_Exercise inputs_
<<<<

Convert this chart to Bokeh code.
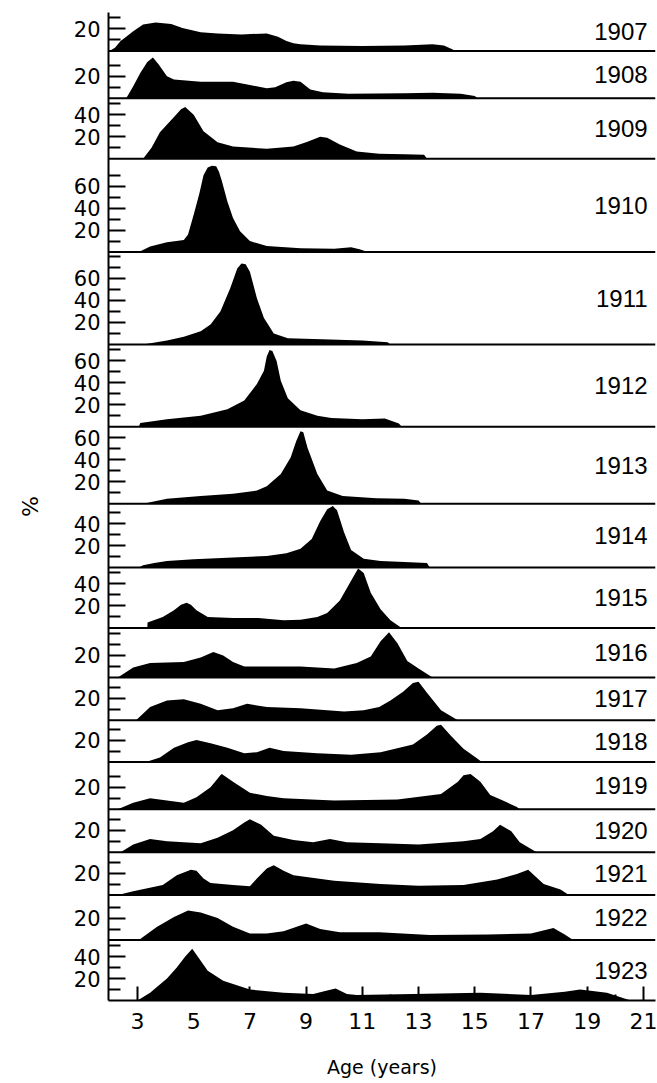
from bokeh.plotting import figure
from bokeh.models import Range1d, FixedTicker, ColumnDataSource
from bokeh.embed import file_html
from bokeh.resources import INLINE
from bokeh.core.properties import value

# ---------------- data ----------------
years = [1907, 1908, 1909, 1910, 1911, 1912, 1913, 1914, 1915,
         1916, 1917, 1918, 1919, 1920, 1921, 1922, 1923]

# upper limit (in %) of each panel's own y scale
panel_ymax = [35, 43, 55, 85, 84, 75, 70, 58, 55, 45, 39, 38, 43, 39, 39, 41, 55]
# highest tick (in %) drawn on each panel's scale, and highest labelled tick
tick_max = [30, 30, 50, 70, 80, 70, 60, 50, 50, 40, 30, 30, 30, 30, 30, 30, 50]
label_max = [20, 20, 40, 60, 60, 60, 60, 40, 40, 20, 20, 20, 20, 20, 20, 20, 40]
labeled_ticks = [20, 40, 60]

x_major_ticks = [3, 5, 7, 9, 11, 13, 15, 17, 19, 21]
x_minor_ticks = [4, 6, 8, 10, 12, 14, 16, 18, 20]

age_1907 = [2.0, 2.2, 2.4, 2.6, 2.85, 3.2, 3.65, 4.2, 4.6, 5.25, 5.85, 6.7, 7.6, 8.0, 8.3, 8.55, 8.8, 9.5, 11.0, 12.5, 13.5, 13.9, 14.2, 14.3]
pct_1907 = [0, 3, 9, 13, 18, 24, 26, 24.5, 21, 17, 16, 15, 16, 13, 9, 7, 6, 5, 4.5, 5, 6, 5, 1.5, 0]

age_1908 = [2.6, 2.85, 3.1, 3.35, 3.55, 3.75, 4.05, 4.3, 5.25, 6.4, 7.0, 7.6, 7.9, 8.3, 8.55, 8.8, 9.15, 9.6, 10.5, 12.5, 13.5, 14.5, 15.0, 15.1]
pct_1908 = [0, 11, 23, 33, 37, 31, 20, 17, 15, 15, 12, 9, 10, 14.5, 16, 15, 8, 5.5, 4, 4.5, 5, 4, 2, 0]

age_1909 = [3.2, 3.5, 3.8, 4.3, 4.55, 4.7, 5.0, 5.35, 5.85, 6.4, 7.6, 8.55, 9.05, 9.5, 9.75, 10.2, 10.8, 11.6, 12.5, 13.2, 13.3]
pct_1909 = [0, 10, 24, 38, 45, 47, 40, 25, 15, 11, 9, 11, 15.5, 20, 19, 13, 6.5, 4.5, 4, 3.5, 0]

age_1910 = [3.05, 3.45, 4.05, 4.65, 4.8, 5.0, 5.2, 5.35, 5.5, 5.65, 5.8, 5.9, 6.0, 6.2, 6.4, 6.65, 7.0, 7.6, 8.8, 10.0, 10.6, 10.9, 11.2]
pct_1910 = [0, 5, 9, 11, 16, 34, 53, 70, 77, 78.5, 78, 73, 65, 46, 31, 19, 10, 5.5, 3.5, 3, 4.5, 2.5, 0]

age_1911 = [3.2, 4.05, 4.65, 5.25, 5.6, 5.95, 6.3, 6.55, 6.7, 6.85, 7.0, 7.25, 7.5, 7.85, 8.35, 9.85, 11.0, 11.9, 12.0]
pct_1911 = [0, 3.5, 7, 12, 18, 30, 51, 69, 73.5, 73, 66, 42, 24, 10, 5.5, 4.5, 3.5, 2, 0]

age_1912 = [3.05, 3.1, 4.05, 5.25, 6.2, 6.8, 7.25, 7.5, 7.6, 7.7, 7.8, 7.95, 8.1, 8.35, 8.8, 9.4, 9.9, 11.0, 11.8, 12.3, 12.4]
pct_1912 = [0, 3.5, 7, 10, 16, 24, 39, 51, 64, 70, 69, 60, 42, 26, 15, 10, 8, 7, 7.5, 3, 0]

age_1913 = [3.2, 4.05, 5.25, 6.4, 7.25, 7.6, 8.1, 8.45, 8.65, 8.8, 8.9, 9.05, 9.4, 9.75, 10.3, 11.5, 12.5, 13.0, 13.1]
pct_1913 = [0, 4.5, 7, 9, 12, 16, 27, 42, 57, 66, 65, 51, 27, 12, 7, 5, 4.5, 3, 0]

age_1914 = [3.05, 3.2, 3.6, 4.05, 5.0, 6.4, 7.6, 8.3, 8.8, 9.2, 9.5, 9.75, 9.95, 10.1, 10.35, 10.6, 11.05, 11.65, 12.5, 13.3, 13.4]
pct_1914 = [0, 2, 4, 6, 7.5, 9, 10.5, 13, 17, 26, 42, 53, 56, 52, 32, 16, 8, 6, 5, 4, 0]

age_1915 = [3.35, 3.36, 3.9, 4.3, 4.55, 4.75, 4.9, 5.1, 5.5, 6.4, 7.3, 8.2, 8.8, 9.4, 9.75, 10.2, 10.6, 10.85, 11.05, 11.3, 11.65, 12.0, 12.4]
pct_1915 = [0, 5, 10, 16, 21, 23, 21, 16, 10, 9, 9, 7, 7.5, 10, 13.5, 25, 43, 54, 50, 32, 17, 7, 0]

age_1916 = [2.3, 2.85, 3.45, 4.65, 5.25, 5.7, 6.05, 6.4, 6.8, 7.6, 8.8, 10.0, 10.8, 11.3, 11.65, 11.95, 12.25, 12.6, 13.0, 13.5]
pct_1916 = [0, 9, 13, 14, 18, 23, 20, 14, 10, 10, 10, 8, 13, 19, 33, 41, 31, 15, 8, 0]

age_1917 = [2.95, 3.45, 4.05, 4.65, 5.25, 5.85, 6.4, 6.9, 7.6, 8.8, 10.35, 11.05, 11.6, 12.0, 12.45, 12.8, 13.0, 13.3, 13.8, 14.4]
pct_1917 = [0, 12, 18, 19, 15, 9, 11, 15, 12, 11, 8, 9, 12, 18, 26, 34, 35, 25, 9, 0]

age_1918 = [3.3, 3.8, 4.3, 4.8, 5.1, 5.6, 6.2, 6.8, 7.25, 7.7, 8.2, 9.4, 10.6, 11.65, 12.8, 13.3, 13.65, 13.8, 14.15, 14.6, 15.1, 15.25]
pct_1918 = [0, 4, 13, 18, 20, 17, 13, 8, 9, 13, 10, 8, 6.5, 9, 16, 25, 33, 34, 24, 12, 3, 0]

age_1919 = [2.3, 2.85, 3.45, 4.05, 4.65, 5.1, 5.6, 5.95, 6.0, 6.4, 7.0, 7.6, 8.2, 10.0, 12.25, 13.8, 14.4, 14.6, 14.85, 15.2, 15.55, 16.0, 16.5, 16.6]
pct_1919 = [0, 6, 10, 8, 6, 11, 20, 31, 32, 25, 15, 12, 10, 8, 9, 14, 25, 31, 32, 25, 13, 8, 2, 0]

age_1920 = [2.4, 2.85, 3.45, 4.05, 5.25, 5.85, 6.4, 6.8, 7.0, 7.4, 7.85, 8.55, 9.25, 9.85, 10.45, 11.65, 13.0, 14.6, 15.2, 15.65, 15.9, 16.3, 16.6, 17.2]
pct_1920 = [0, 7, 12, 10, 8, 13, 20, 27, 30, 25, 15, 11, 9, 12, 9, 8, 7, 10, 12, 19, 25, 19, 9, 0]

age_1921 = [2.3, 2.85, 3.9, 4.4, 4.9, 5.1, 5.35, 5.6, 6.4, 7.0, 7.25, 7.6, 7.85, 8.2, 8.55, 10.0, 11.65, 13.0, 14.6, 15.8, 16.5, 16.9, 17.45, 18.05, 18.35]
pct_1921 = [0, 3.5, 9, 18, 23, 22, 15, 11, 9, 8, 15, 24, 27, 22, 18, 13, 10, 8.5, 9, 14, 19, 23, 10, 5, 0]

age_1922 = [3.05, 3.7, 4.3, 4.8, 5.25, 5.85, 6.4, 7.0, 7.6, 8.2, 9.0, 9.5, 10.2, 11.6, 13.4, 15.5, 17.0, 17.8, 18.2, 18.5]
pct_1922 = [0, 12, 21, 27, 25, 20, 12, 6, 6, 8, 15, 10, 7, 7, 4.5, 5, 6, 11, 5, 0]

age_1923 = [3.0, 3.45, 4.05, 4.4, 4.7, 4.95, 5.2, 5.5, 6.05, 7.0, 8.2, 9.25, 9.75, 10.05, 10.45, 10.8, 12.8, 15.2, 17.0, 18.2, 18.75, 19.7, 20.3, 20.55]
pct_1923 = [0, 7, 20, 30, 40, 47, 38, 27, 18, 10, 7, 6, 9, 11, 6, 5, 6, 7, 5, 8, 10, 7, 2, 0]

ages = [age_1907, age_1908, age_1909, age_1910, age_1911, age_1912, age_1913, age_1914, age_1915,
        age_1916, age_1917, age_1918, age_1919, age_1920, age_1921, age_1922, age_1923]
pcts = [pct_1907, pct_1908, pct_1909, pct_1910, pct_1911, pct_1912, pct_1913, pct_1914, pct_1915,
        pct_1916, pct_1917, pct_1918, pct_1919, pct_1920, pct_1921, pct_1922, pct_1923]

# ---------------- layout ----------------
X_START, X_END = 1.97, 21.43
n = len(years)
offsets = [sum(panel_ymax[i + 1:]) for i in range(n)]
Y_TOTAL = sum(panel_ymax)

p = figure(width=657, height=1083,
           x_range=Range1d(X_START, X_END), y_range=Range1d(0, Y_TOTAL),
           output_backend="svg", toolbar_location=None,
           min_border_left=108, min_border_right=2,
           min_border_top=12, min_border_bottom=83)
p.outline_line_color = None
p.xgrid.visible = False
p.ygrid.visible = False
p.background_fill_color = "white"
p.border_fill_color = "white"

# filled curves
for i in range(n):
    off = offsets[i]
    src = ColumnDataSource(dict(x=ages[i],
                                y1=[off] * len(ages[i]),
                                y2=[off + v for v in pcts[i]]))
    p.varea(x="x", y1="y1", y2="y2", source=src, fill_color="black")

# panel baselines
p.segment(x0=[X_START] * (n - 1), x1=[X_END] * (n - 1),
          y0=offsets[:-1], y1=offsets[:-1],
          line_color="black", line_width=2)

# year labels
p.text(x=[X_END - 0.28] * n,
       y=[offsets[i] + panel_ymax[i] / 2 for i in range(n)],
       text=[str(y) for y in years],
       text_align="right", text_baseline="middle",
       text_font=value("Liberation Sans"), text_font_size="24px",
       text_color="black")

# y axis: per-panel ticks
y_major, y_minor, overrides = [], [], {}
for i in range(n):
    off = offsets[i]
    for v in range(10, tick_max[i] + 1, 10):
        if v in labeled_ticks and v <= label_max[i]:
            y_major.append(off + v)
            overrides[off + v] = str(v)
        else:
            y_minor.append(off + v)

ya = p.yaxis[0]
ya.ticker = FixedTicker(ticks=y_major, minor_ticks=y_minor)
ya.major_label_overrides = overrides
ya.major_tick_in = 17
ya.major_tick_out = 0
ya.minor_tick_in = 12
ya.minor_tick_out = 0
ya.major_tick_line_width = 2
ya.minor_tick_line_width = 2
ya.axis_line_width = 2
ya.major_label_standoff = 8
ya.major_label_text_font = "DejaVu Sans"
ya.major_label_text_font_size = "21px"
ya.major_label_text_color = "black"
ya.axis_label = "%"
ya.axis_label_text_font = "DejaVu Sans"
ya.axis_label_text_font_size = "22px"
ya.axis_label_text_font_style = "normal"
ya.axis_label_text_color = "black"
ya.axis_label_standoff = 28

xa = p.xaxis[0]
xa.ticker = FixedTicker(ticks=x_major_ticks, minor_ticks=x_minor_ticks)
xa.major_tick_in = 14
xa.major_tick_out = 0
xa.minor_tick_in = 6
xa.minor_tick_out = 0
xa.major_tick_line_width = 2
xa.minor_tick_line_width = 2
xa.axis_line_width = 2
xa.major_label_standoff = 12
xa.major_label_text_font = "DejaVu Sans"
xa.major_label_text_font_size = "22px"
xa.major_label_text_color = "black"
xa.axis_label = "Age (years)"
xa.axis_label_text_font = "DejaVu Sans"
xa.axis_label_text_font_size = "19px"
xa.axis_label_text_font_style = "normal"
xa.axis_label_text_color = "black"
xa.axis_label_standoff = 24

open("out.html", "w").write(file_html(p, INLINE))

>>>>
<<<<

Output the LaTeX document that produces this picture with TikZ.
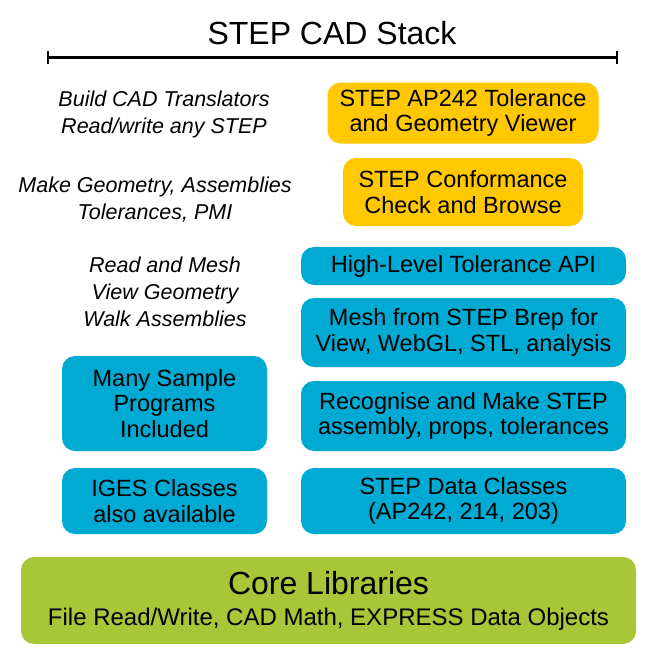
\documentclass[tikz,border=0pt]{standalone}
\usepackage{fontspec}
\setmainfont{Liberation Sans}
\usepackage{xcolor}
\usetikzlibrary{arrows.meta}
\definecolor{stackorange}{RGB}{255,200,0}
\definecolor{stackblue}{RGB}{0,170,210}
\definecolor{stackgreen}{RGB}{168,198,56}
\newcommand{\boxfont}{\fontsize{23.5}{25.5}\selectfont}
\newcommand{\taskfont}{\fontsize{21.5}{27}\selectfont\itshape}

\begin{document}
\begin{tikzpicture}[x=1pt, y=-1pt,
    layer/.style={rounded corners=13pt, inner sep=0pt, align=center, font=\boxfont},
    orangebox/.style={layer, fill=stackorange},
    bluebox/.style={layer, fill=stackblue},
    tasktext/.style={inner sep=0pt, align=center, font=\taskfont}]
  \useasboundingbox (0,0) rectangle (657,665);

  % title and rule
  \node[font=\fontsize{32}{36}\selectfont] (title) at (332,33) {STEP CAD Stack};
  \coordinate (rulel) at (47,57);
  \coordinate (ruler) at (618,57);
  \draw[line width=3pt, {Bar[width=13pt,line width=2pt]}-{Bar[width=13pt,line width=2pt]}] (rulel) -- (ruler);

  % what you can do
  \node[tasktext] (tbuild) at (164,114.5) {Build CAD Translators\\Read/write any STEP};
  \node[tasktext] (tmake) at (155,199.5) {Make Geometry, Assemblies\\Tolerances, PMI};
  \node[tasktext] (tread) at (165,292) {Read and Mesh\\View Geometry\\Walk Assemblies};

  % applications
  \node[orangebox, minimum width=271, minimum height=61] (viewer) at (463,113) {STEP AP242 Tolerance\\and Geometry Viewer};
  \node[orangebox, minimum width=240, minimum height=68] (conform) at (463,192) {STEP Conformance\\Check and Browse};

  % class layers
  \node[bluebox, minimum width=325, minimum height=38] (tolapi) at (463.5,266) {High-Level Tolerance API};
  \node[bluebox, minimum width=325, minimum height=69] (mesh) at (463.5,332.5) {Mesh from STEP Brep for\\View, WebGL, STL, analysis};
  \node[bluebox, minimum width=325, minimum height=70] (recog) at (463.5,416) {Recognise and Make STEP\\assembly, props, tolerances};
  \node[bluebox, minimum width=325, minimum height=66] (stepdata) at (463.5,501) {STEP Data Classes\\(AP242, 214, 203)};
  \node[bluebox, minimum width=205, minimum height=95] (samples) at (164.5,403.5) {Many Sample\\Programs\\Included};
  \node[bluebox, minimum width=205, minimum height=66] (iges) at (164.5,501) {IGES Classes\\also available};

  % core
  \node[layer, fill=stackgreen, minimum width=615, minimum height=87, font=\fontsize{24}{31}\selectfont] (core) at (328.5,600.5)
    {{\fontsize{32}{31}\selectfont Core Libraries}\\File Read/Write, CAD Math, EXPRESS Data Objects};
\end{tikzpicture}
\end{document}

>>>>
<<<<

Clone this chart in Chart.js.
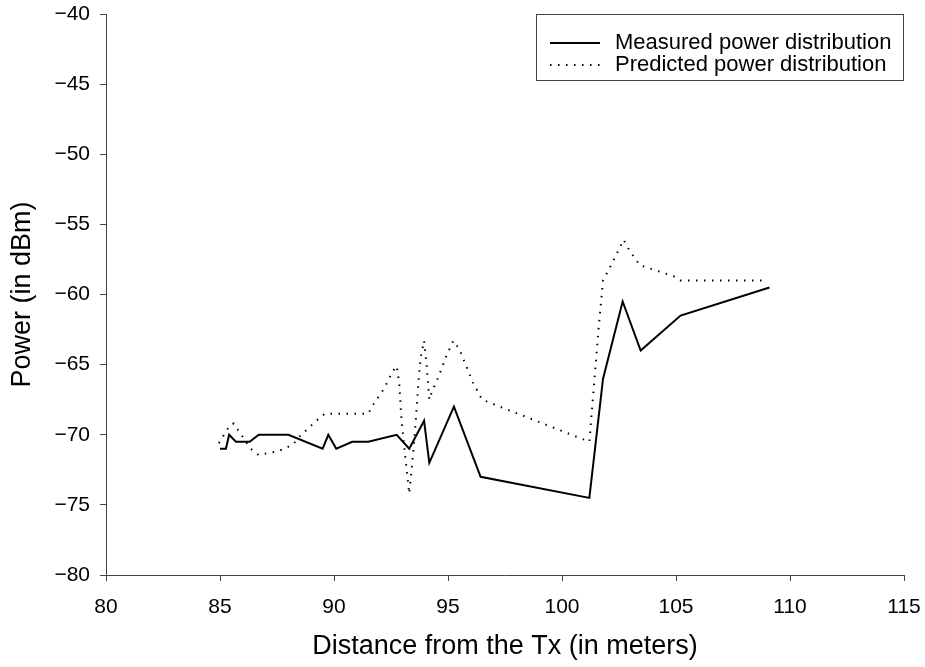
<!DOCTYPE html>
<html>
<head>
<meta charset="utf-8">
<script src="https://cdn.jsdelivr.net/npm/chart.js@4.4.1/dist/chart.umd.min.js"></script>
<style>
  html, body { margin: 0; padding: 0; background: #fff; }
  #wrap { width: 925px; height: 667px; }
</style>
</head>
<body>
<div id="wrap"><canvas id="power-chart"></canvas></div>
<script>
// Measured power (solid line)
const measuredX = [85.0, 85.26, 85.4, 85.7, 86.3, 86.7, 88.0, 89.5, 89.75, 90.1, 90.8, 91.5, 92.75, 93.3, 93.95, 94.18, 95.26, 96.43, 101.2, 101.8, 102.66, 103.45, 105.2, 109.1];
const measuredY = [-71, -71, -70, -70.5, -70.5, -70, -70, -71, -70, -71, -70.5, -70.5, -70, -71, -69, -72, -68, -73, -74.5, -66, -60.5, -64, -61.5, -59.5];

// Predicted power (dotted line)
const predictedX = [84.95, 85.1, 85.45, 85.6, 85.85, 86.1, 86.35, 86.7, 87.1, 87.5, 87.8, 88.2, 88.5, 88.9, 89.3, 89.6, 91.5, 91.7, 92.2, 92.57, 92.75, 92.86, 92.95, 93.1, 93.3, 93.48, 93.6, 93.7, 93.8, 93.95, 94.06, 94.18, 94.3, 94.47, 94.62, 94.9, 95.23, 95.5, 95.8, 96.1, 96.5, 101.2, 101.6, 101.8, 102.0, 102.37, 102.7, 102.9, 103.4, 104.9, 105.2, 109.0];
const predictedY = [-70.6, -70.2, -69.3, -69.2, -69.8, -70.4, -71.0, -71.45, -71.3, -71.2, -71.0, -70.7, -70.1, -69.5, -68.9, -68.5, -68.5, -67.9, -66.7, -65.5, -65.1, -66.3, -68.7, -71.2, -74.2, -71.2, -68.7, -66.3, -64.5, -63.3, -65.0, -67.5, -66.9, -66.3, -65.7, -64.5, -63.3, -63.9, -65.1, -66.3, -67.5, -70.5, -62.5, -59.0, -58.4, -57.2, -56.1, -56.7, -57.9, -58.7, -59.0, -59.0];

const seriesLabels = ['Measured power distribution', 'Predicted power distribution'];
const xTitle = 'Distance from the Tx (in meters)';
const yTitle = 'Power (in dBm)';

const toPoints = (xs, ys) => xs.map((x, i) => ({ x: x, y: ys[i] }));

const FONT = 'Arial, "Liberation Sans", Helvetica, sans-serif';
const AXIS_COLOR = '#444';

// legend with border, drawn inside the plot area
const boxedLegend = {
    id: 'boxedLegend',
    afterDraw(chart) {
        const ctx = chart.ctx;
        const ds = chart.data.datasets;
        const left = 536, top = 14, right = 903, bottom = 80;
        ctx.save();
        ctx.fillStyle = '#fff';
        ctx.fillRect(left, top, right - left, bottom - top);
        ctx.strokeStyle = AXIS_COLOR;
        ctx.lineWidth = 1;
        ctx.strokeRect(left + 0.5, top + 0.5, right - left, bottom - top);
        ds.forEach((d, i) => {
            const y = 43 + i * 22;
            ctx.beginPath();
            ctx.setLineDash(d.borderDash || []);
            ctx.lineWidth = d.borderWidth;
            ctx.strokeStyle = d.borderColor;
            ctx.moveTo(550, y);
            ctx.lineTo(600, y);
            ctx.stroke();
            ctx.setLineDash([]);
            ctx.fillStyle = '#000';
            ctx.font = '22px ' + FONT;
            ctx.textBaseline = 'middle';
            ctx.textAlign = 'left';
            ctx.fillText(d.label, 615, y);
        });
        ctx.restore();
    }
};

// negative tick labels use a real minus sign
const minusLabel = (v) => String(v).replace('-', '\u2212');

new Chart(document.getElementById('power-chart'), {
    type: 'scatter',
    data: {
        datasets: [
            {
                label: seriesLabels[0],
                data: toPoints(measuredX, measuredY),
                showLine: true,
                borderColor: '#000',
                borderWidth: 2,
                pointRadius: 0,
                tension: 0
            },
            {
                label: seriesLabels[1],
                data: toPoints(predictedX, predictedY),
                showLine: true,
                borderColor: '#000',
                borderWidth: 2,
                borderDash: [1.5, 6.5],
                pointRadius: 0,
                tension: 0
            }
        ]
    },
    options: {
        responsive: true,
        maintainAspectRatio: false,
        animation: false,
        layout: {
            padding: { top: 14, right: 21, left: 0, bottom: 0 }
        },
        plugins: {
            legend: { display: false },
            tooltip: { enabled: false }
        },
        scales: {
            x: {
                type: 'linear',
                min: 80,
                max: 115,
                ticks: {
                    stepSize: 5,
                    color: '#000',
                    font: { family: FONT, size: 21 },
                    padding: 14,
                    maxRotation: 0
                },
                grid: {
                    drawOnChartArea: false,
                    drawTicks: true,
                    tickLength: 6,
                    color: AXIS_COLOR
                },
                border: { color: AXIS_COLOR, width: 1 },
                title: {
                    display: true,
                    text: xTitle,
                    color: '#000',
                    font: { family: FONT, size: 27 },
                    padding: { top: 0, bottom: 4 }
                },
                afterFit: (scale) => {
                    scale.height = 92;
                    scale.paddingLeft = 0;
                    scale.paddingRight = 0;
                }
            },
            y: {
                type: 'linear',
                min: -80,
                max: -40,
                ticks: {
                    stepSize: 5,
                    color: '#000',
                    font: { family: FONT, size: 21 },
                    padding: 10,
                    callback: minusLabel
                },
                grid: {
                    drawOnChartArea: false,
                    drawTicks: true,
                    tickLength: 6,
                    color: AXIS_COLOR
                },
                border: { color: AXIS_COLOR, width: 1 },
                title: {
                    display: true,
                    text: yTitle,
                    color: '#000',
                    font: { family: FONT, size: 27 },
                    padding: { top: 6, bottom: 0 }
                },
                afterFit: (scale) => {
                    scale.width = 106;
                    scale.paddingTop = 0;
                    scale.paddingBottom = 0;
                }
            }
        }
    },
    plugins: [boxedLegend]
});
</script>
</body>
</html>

>>>>

_Task to carry out_
Among the entries above, locate the line with "Convert this chart to Bokeh code." and the line with "from bokeh.core.properties import value". Give those two lines and all lines between them again, exactly, leaving out the pictures.

_Problem solution_
Convert this chart to Bokeh code.
from bokeh.plotting import figure
from bokeh.models import Range1d, FixedTicker, ColumnDataSource
from bokeh.embed import file_html
from bokeh.resources import INLINE
from bokeh.core.properties import value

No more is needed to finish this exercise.